DATA ROWS:
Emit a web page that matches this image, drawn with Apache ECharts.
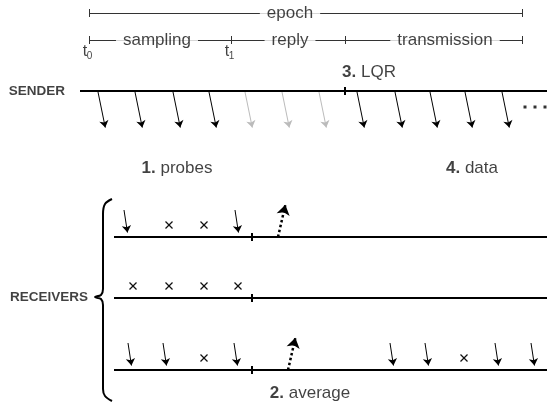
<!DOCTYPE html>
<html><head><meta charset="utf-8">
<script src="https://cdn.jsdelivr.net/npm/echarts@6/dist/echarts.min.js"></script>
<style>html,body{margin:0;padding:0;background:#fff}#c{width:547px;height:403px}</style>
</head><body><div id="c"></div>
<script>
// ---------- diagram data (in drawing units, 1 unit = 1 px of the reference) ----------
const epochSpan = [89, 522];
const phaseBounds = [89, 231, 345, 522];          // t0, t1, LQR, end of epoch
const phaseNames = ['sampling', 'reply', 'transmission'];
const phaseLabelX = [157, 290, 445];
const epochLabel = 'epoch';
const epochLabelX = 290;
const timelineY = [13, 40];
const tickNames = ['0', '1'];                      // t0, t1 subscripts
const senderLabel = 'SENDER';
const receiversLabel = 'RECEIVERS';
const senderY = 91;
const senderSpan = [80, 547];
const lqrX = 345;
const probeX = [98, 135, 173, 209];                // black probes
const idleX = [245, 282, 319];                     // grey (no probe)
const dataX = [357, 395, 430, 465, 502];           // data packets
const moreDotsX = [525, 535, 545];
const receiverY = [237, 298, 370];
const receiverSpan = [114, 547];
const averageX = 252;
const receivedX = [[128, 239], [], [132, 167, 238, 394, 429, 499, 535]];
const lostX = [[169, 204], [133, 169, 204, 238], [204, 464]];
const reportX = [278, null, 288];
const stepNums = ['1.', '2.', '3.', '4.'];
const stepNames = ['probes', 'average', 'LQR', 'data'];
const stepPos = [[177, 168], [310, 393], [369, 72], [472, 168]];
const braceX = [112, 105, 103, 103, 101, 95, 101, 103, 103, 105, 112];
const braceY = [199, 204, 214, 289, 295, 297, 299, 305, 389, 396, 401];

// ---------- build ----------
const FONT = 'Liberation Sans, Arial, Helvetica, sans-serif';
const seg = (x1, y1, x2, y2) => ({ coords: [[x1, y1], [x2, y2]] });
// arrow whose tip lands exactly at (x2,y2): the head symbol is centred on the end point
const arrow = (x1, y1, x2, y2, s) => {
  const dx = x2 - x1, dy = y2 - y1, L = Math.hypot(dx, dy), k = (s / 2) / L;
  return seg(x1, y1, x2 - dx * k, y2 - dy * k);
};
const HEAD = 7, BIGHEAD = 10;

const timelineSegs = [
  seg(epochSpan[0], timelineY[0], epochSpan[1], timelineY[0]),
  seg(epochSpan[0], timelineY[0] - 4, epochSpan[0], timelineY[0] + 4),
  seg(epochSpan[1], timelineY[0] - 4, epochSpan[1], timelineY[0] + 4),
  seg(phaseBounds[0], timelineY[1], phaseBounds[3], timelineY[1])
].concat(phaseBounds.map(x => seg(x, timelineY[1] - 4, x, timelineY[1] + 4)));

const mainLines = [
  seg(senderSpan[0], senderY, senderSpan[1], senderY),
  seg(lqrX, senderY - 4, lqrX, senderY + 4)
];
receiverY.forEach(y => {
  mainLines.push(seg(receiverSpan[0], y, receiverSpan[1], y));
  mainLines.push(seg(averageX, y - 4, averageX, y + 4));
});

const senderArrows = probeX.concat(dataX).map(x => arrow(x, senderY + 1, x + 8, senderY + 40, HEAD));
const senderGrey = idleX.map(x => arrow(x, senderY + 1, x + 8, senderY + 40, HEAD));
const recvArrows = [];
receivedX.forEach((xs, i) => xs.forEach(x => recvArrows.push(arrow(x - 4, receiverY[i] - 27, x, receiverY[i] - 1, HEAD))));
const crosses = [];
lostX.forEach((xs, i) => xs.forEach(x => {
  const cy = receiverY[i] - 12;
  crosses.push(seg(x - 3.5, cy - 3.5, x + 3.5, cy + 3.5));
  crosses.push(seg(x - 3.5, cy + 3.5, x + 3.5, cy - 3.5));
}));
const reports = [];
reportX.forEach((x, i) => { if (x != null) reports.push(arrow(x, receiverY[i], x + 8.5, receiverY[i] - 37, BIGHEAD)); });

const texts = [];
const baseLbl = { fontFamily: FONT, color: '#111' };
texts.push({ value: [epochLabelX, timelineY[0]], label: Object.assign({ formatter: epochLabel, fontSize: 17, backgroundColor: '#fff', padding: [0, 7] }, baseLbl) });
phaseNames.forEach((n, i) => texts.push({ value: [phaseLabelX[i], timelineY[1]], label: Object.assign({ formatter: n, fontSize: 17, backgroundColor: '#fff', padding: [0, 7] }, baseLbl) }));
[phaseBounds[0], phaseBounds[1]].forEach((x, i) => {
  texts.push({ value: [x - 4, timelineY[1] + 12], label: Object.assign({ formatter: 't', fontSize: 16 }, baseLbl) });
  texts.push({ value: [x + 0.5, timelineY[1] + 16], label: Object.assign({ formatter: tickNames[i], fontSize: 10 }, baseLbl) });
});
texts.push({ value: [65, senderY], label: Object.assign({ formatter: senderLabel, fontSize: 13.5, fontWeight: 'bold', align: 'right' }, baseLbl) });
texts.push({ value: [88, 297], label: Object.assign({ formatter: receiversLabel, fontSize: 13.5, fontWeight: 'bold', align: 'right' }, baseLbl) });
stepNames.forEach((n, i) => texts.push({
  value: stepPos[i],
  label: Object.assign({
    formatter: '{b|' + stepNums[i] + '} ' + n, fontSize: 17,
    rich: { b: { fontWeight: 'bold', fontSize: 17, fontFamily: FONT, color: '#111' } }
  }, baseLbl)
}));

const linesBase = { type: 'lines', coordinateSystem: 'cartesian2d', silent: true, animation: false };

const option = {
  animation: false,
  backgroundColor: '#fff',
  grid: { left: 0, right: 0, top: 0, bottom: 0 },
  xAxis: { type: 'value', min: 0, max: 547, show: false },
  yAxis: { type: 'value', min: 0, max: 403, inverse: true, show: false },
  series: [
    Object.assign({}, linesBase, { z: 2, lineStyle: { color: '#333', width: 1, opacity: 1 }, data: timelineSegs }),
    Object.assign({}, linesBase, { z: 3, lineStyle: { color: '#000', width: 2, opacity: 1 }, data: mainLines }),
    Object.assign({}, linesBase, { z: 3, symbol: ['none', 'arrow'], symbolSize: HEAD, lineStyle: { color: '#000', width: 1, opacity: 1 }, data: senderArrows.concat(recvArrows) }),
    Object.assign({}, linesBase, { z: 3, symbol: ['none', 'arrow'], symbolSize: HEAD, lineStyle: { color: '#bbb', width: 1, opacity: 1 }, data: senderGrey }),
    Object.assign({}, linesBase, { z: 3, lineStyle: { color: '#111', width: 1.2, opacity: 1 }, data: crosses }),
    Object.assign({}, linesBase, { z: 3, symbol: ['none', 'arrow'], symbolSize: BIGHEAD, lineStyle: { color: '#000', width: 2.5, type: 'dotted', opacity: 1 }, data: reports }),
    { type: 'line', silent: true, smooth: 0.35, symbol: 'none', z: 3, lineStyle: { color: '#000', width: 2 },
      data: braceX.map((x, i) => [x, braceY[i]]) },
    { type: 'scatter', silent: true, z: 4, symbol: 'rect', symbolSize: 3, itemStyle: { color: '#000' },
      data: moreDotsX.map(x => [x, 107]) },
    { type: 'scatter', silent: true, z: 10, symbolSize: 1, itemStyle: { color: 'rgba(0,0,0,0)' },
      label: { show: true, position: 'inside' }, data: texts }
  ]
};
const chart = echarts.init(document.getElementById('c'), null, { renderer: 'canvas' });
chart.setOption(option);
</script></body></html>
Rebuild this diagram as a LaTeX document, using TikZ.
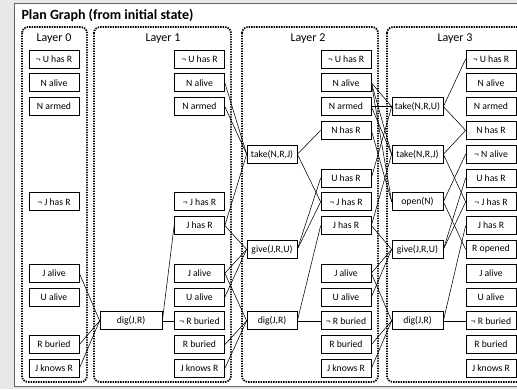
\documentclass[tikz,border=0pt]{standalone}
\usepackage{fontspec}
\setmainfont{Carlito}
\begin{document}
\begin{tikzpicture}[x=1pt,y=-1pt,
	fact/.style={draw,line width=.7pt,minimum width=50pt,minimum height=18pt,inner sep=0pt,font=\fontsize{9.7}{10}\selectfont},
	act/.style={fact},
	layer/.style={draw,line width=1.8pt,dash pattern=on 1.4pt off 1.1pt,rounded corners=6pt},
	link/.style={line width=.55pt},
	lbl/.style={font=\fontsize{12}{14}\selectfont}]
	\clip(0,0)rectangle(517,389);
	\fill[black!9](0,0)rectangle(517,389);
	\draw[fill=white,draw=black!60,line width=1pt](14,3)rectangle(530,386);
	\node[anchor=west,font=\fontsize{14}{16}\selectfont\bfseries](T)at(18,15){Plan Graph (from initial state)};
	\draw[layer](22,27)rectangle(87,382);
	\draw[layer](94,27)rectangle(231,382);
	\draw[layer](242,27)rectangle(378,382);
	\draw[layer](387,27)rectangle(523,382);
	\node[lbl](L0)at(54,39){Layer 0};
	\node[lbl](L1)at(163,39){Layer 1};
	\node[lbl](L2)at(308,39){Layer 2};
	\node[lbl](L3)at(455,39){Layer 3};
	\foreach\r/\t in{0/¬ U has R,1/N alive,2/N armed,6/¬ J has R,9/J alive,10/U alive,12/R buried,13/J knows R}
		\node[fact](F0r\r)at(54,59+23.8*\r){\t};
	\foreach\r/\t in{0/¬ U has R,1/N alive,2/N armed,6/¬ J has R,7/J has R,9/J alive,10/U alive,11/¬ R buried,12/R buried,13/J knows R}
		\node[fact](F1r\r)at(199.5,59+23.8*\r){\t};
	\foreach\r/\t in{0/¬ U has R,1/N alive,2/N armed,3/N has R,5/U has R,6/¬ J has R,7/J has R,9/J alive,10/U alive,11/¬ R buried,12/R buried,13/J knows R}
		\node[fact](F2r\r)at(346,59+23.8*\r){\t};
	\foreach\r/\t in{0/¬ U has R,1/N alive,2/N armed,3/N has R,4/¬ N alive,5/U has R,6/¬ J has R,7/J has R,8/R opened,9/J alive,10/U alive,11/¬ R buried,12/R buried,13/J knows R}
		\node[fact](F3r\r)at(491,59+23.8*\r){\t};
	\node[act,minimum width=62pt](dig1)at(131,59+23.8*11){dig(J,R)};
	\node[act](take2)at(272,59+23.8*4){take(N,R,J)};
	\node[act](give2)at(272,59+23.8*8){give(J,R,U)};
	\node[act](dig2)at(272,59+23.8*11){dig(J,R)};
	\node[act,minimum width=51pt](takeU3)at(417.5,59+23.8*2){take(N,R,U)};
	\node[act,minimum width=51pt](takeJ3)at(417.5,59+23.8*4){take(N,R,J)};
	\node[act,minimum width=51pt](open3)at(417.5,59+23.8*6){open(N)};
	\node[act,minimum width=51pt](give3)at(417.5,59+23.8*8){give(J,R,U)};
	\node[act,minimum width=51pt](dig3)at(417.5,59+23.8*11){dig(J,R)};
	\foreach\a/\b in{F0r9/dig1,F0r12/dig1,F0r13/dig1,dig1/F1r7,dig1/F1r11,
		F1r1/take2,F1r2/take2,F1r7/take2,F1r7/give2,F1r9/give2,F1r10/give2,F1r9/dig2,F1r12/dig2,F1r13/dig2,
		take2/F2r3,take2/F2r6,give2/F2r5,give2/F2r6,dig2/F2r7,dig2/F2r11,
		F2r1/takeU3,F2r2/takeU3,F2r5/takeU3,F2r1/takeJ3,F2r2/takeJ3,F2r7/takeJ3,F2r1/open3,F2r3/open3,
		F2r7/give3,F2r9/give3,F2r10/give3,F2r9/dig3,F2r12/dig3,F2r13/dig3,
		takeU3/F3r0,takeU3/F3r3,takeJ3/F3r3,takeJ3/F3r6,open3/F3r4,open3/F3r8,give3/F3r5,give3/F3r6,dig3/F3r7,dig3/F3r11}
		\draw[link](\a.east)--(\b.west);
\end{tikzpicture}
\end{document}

TASK TO COMPLETE: Check every line of the data above for the string "this", and copy those that have it.

EXPECTED OUTPUT:
Emit a web page that matches this image, drawn with Apache ECharts.
Rebuild this diagram as a LaTeX document, using TikZ.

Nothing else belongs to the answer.